21 de junio de 2013

Al fin, Barack Obama ha hablado en la Puerta de Brandenburgo



Lo había intentado cinco años antes cuando visitó Berlín como candidato del Partido Demócrata a la Casa Blanca. No le dejaron disponer entonces de ese lugar emblemático del escenario europeo, aunque ello no le impidió aprovechar con creces el impresionante panorama ofrecido bajo la columna de la victoria de Siegessäule en los jardines de Tiergarten, como ya señalé en su día en este mismo espacio.  Apunté en aquella ocasión que, tras ser elegido presidente, no sería quizá mala idea que volviera a visitar la ciudad que tantos quebraderos de cabeza ha dado a los europeos y que hoy se erige en el centro de referencia de las estrategias que modelan este territorio de historia tan atormentada como contradictoria, esto es, con sus luces y sus sombras, con sus esperanzas y sus decepciones. Finalmente lo ha hecho ante 4.000 invitados, previamente seleccionados y entre los cuales se encontraban numerosos jóvenes norteamericanos que estudian en Alemania. Muy lejos ya de las 200.000 personas que lo aclamaron en 2008 en el famoso parque de la capital alemana. 


La resonancia del lugar permite desplegar ideas que llegan a todos los lugares del mundo, suscitando ese interés que tienen las grandes declaraciones sobre hechos y situaciones que interesan más allá de las fronteras. Medio siglo después de que John F. Kennedy utilizara - el 26 de junio de 1963 - esa misma plataforma, aunque en un contexto diferente, condicionado por la ruptura que imponía "la guerra fría", las ideas de Obama nos sitúan, obligado por la realidad circundante, ante el reconocimiento ineludible de los problemas que afectan a la humanidad y cuya denuncia, sincera u oportunista, no puede quedar sumida en el olvido ni en la indiferencia.
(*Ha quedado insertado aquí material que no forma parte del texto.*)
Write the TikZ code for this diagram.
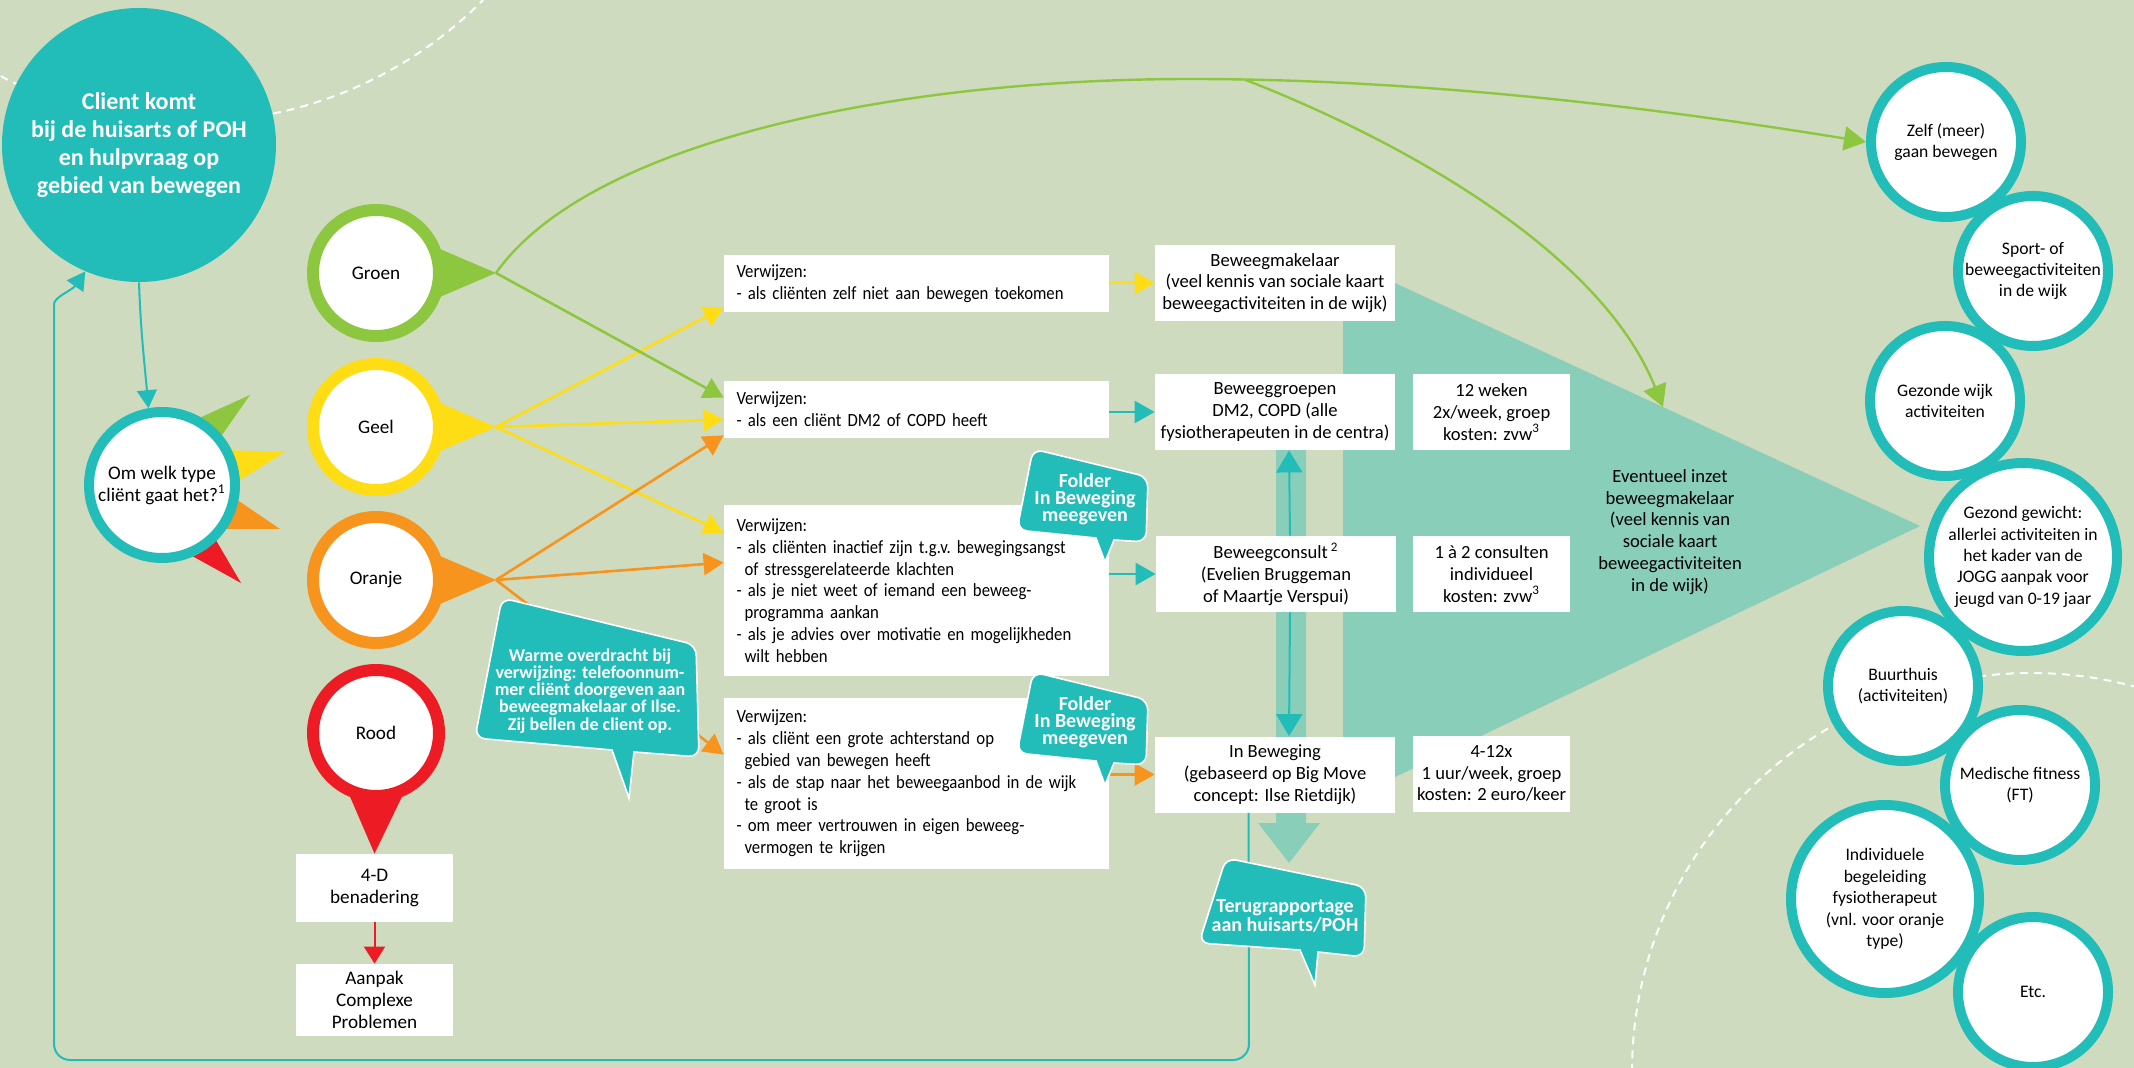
\documentclass[tikz,border=0pt]{standalone}
\usepackage{fontspec}
\setmainfont{Carlito}
\newfontfamily\smalfont{Carlito}[FakeStretch=0.9]
\usetikzlibrary{arrows.meta,positioning,calc}

\definecolor{achtergrond}{RGB}{207,219,190}
\definecolor{cteal}{RGB}{34,188,185}
\definecolor{lichtteal}{RGB}{137,206,185}
\definecolor{cgroen}{RGB}{141,198,63}
\definecolor{cgeel}{RGB}{255,221,21}
\definecolor{coranje}{RGB}{247,148,29}
\definecolor{crood}{RGB}{237,28,36}

\tikzset{
  every node/.append style={font=\fontsize{9.3}{10.9}\selectfont, inner sep=0pt},
}
\tikzset{
  kleurpijl/.style={line width=1.3pt, -{Triangle[length=10pt,width=11pt]}},
  tealpijl/.style={cteal, line width=1pt, -{Triangle[length=9pt,width=10pt]}},
  groenlijn/.style={cgroen, line width=1.2pt, -{Triangle[length=11pt,width=12pt]}},
  ballon/.style={fill=cteal, draw=white, line width=0.8pt},
  ballontekst/.style={text=white, align=center, font=\bfseries\fontsize{9}{8.6}\selectfont},
  stippel/.style={white, line width=1pt, dash pattern=on 4pt off 3pt}
}

\begin{document}
\begin{tikzpicture}[
  x=0.5pt, y=-0.5pt,
  typering/.style={circle, fill=white, line width=6pt, minimum size=63pt, font=\fontsize{9.6}{11}\selectfont},
  aanbod/.style={circle, draw=cteal, fill=white, line width=5pt, minimum size=75pt},
  groot/.style={aanbod, minimum size=94pt},
  aanbodtekst/.style={align=center, font=\fontsize{8.8}{10.7}\selectfont},
  verwijs/.style={fill=white, align=left, text width=180pt, inner xsep=6.25pt, minimum height=28.5pt, font=\smalfont\fontsize{9.3}{10.9}\selectfont\frenchspacing},
  doel/.style={fill=white, align=center, minimum width=120pt, minimum height=38pt},
  kosten/.style={doel, minimum width=78.5pt}
]

% achtergrond
\useasboundingbox (0,0) rectangle (2134,1068);
\clip (0,0) rectangle (2134,1068);
\fill[achtergrond] (0,0) rectangle (2134,1068);

% gestippelde cirkels
\draw[stippel] (190,-291) circle[radius=206.5pt];
\draw[stippel] (2031,1072) circle[radius=199.5pt];

% lichte driehoek en brede pijl achter het aanbod
\fill[lichtteal] (1343,259) -- (1920,526) -- (1343,802) -- cycle;
\fill[lichtteal] (1276,430) -- (1306,430) -- (1306,823) -- (1320,823) -- (1289,863) -- (1258,823) -- (1276,823) -- cycle;
\coordinate (driehoek) at (1663,407);
\node[align=center] (inzet) at (1670,532) {Eventueel inzet\\beweegmakelaar\\(veel kennis van\\sociale kaart\\beweegactiviteiten\\in de wijk)};

% client
\node[circle, fill=cteal, minimum size=137pt, text=white, align=center, font=\bfseries\fontsize{12}{14}\selectfont] (client) at (139,145) {Client komt\\bij de huisarts of POH\\en hulpvraag op\\gebied van bewegen};

% om welk type
\fill[cgroen] (195,420) -- (250,395) -- (215,445) -- cycle;
\fill[cgeel] (225,450) -- (285,452) -- (232,485) -- cycle;
\fill[coranje] (230,495) -- (280,529) -- (220,529) -- cycle;
\fill[crood] (210,530) -- (241,583) -- (185,552) -- cycle;
\node[circle, draw=cteal, fill=white, line width=5pt, minimum size=73pt, align=center, font=\fontsize{9.6}{11}\selectfont] (omwelk) at (162,485) {Om welk type\\cliënt gaat het?\textsuperscript{1}};

% kleuren
\foreach \naam/\kleur/\y/\tekst in {groen/cgroen/273/Groen, geel/cgeel/427/Geel, oranje/coranje/580/Oranje, rood/crood/733/Rood}
  \node[typering, draw=\kleur] (\naam) at (376,\y) {\tekst};

\coordinate (tipgroen) at (496,273);
\coordinate (tipgeel) at (496,427);
\coordinate (tiporanje) at (496,580);
\foreach \naam/\kleur in {groen/cgroen, geel/cgeel, oranje/coranje}
  \fill[\kleur] (\naam.20) -- (tip\naam) -- (\naam.-20) -- cycle;

% rood: 4-D
\node[kosten, minimum height=34pt, font=\fontsize{9.6}{11}\selectfont] (vierd) at (374.5,888) {4-D\\benadering};
\node[kosten, minimum height=36pt, font=\fontsize{9.6}{11}\selectfont] (aanpak) at (374.5,1000) {Aanpak\\Complexe\\Problemen};
\fill[crood] (rood.-112) -- (vierd.north) -- (rood.-68) -- cycle;
\draw[crood, line width=1pt, -{Triangle[length=8.5pt,width=10.5pt]}] (vierd) -- (aanpak);

% verwijzingen
\node[verwijs] (v1) at (916.5,283.5) {Verwijzen:\\- als cliënten zelf niet aan bewegen toekomen};
\node[verwijs] (v2) at (916.5,409.5) {Verwijzen:\\- als een cliënt DM2 of COPD heeft};
\node[verwijs, minimum height=85.5pt] (v3) at (916.5,590.5) {Verwijzen:\\- als cliënten inactief zijn t.g.v. bewegingsangst\\\hspace*{4pt}of stressgerelateerde klachten\\- als je niet weet of iemand een beweeg-\\\hspace*{4pt}programma aankan\\- als je advies over motivatie en mogelijkheden\\\hspace*{4pt}wilt hebben};
\node[verwijs, minimum height=85.5pt] (v4) at (916.5,783.5) {Verwijzen:\\- als cliënt een grote achterstand op\\\hspace*{4pt}gebied van bewegen heeft\\- als de stap naar het beweegaanbod in de wijk\\\hspace*{4pt}te groot is\\- om meer vertrouwen in eigen beweeg-\\\hspace*{4pt}vermogen te krijgen};

% aanbod
\node[doel] (makelaar) at (1275,283) {Beweegmakelaar\\(veel kennis van sociale kaart\\beweegactiviteiten in de wijk)};
\node[doel] (groepen) at (1275,412) {Beweeggroepen\\DM2, COPD (alle\\fysiotherapeuten in de centra)};
\node[doel] (consult) at (1276,574) {Beweegconsult\,\textsuperscript{2}\\(Evelien Bruggeman\\of Maartje Verspui)};
\node[doel] (inbew) at (1275,774.5) {In Beweging\\(gebaseerd op Big Move\\concept: Ilse Rietdijk)};
\node[kosten] (weken) at (1491.5,412) {12 weken\\2x/week, groep\\kosten: zvw\textsuperscript{3}};
\node[kosten] (consulten) at (1491.5,574) {1 à 2 consulten\\individueel\\kosten: zvw\textsuperscript{3}};
\node[kosten] (keer) at (1491.5,773.5) {4-12x\\1 uur/week, groep\\kosten: 2 euro/keer};

% activiteiten in de wijk
\node[aanbod] (zelf) at (1946,142) {};
\node[aanbodtekst] (zelftekst) at (zelf) {Zelf (meer)\\gaan bewegen};
\node[aanbod] (sport) at (2033,271) {};
\node[aanbodtekst] (sporttekst) at (sport) {Sport- of\\beweegactiviteiten\\in de wijk};
\node[aanbod] (wijk) at (1945,401) {};
\node[aanbodtekst] (wijktekst) at (wijk) {Gezonde wijk\\activiteiten};
\node[groot] (gewicht) at (2023,557) {};
\node[aanbodtekst] (gewichttekst) at (gewicht) {Gezond gewicht:\\allerlei activiteiten in\\het kader van de\\JOGG aanpak voor\\jeugd van 0-19 jaar};
\node[aanbod] (buurthuis) at (1903,686) {};
\node[aanbodtekst] (buurthuistekst) at (buurthuis) {Buurthuis\\(activiteiten)};
\node[aanbod] (fitness) at (2020,785) {};
\node[aanbodtekst] (fitnesstekst) at (fitness) {Medische fitness\\(FT)};
\node[groot] (individueel) at (1885,899) {};
\node[aanbodtekst] (individueeltekst) at (individueel) {Individuele\\begeleiding\\fysiotherapeut\\(vnl. voor oranje\\type)};
\node[aanbod] (etc) at (2033,992) {};
\node[aanbodtekst] (etctekst) at (etc) {Etc.};

% pijlen vanuit de kleuren
\draw[kleurpijl, cgeel] (tipgeel) -- ($(v1.south west)+(0,-5)$);
\draw[kleurpijl, cgeel] (tipgeel) -- ($(v2.west)+(0,10)$);
\draw[kleurpijl, cgeel] (tipgeel) -- ($(v3.north west)+(0,28)$);
\draw[kleurpijl, cgroen] (tipgroen) -- ($(v2.north west)+(0,17)$);
\draw[kleurpijl, coranje] (tiporanje) -- ($(v2.south west)+(0,-3)$);
\draw[kleurpijl, coranje] (tiporanje) -- ($(v3.north west)+(0,58)$);
\draw[kleurpijl, coranje] (tiporanje) -- ($(v4.north west)+(0,57)$);

% groene boog naar zelf bewegen
\draw[groenlijn] (tipgroen) .. controls (590,140) and (900,79) .. (1190,79)
  .. controls (1450,79) and (1700,115) .. (zelf.west) coordinate[pos=0.07] (gtak);
\draw[groenlijn] (gtak) .. controls (1400,140) and (1600,250) .. (driehoek);

% verwijzen naar aanbod
\draw[kleurpijl, cgeel] (v1.east |- makelaar.west) -- (makelaar.west);
\draw[kleurpijl, cteal] (v2.east |- groepen.west) -- (groepen.west);
\draw[kleurpijl, cteal] (v3.east |- consult.west) -- (consult.west);
\draw[kleurpijl, coranje] (v4.east |- inbew.west) -- (inbew.west);
\draw[tealpijl, -{Triangle[length=11pt,width=13pt]}] ([xshift=7pt]consult.north) -- ([xshift=7pt]groepen.south);
\draw[tealpijl, -{Triangle[length=11pt,width=13pt]}] ([xshift=7pt]consult.south) -- ([xshift=7pt]inbew.north);

% terug naar de client
\draw[tealpijl] (client.south) to[out=-88, in=95] (omwelk.100);
\draw[tealpijl, rounded corners=8pt] ($(inbew.south west)+(94,0)$) -- (1249,1060) -- (54,1060) -- (54,320) to[out=90, in=235] (client.247);

% ballonnen
\path[ballon] [rounded corners=5pt] (502,598) -- (696,645) -- (699,757) [sharp corners] -- (634,752) -- (629,798) -- (612,750) [rounded corners=5pt] -- (475,738) -- cycle;
\node[ballontekst] (warme) at (590,691) {Warme overdracht bij\\verwijzing: telefoonnum-\\mer cliënt doorgeven aan\\beweegmakelaar of Ilse.\\Zij bellen de client op.};

\foreach \dy/\naam in {0/folder1, 223/folder2} {
  \path[ballon, shift={(0,\dy)}] [rounded corners=5pt] (1033,449) -- (1148,477) -- (1146,542) [sharp corners] -- (1114,540) -- (1105,562) -- (1096,538) [rounded corners=5pt] -- (1017,530) -- cycle;
  \node[ballontekst, font=\bfseries\fontsize{10}{8.6}\selectfont] (\naam) at (1085,499+\dy) {Folder\\In Beweging\\meegeven};
}

\path[ballon] [rounded corners=5pt] (1226,858) -- (1366,887) -- (1364,957) [sharp corners] -- (1318,952) -- (1315,985) -- (1300,950) [rounded corners=5pt] -- (1199,943) -- cycle;
\node[ballontekst, font=\bfseries\fontsize{10}{9.2}\selectfont] (terug) at (1285,916) {Terugrapportage\\aan huisarts/POH};

\end{tikzpicture}
\end{document}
Plantear la necesidad de defender un mundo más justo, de luchar contra las desigualdades, de afrontar con diligencia las situaciones de corrupción e intolerancia, reducir la magnitud del desempleo, son ideas que suenan bien en unos momentos en los que la gravedad de los problemas denunciados mina los fundamentos de la sociedad abocándola a un panorama de conflictos que tenderán a acentuarse a medida que las sociedades tomen conciencia de los factores que los provocan. ¡Cómo no sorprenderse de lo que está ocurriendo en Brasil en este junio que se antojaba tan fértil para la imagen de ese país! 

Por esa razón, cuando el presidente norteamericano señala que "mientras siga habiendo cientos de millones de personas con el estómago vacío o bajo la angustia del desempleo, no seremos realmente prósperos", lo único que hace es manifestar una preocupación que lleve a quienes lo escuchan a tener la sensación de que las tragedias del mundo contemporáneo forman parte también de las inquietudes de quienes lo gobiernan. Demasiadas ideas y pocas concreciones, salvo que se entienda como tal la reiterada promesa, de momento incumplida, de cerrar la prisión de Guantánamo o  la propuesta de reducir la tercera parte del arsenal nuclear, ahora que ya las guerras nucleares se han convertido en antiguallas desfasadas. 

Más aún, lo cierto es que, por más declaraciones que se hagan en este sentido, nunca parecerán suficientes, ya sea porque se entienden promulgadas en función de las circunstancias en que se plantean o bien porque, una vez efectuadas, escasos indicios se perciben de que las causas que motivan lo denunciado vayan a ser corregidas. No puede decirse, en puridad, que estemos ante una lectura crítica del mundo contemporáneo. Sus palabras son, en cualquier caso, el testimonio de la gran antinomia en que se desenvuelve el mundo de nuestros días, es decir, la que revela el aumento de las contradicciones sin que se perciban claramente las medidas encaminadas a su reducción y la propia crisis de liderazgo en que se desenvuelve la toma de decisiones, marcadas por la constatación de que, más allá de las palabras biempensantes, los hechos distan mucho de corresponderse con lo que aparentemente persiguen. 

Pero Obama ya ha satisfecho su objetivo, que es de lo que se trataba, consciente de que el capital político de que entonces disponía se ha debilitado. Ha hecho lo mismo que hicieron varios de sus predecesores: hablar en el corazón de Berlín, de cara a la Avenida Bajo los Tilos que culmina en la Universidad presidida por la estatua de Alexander von Humboldt,  aprovechando la resonancia que ese espacio tiene, para sentir con ello que ha cumplido con un requisito histórico aunque los derroteros del mundo se encaminen por cauces que contravienen las bellas palabras que, al fin y al cabo, se acaba llevando el viento cuando las luces del estrado se apagan.